Reflecting on a Pathway Forward
In order to open up new opportunities and to have the autonomy to chart a chosen direction forward, we must generate the honesty, courage, and commitment to see how we’ve projected the past into our future. By acknowledging where and in what way our past colors our view of the future, and our vision, we can free ourselves from those confines.
Here are some questions you can ask yourself:
What failures, disappointments, heartbreaks, or losses are influencing and limiting what I see is possible?
Where do I still have resentments or slights from the past that I am holding on to?
Where is there distrust of myself or my colleagues based on things that have happened in the past?
What decisions have I made about business, my industry, colleagues, potential customers, et. al. that exist for me as “the truth” or “the way it is”?
In what areas of my work or my life am I experiencing a mood of resignation, doubt, or fear? What’s my assessment of the future in those areas?

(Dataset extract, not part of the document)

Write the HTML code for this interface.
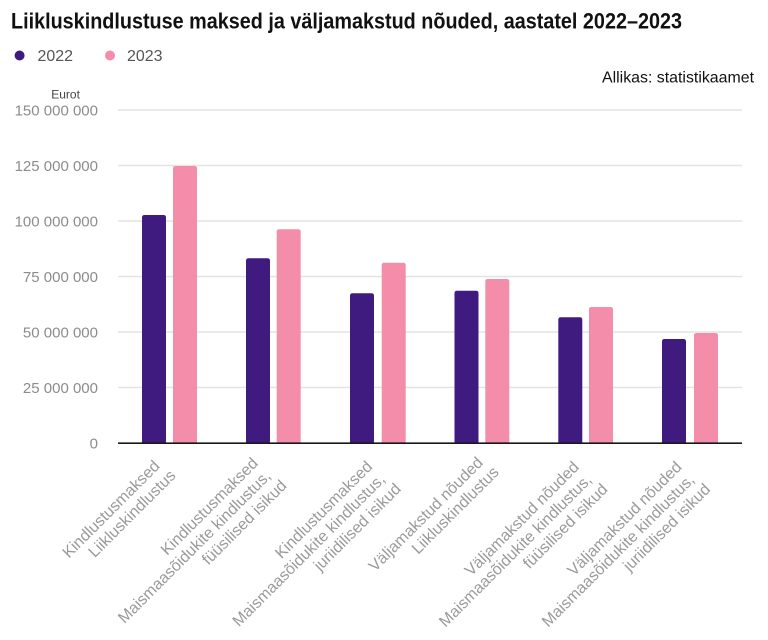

Creating a New Kind of Future
We propose that doing the work to take the past out of the future allows you to invent a future that is sourced from your heart and your soul - from your Calling. This is a new kind of future. This new kind of future has the potential to be life-changing and to create the opportunity and environment for you and your team to do the best work of your life. After all, we are always fulfilling a future - do you want it to be an invented one or one inherited from the past?